As they approached the wreckage of the pickup, someone waved them off and told them not to look at the scene.
Robert McAllen, a retired State Patrol trooper and accident reconstructionist, testified Wednesday that he estimated the average speed of the caravan after it left Moorhead was about 81 mph.
The speed limit on I-94 in Minnesota is 70 mph.
McAllen also asserted that, had the Kvalvog brothers been riding in one of the other vehicles in the caravan, "They'd be well and alive today."

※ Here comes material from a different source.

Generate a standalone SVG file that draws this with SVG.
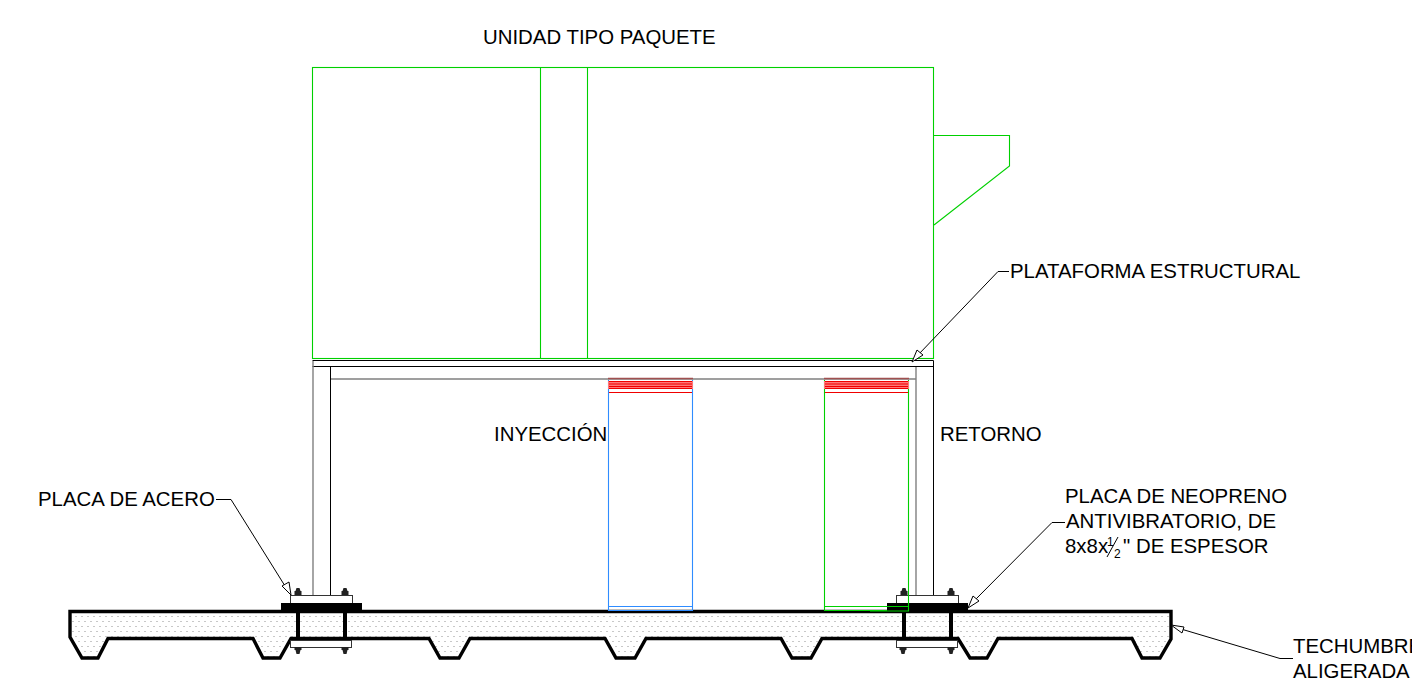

Another reconstructionist, Kenneth Drevnick, testified Tuesday that, based on information obtained from the pickup's airbag system, he estimated the pickup was driving 77 mph moments before the crash, and Zach Kvalvog may have intentionally reached about 80 mph as he attempted to pass the semi and trailer, which was moving at an estimated 65 mph.
Drevnick said when Kvalvog sensed the semi was crowding into his lane he made a sudden movement to the left, then a sudden turn to the right and, finally, a very strong swerve back to the left, which sent the pickup into a slide and a roll that carried it across the median to the westbound lanes of I-94, where it came to rest.
During the crash, the pickup may have reached 116 mph before coming to a stop, according to Drevnick, who said that in passing the semi Zach Kvalvog was likely trying to keep pace with the other vehicles in the caravan.
In talking about the loss suffered by Ray and Kathie Kvalvog, Daniels told jurors the whole family connected around how well Zach and Connor connected with each other.
"They were the center of the family," she said.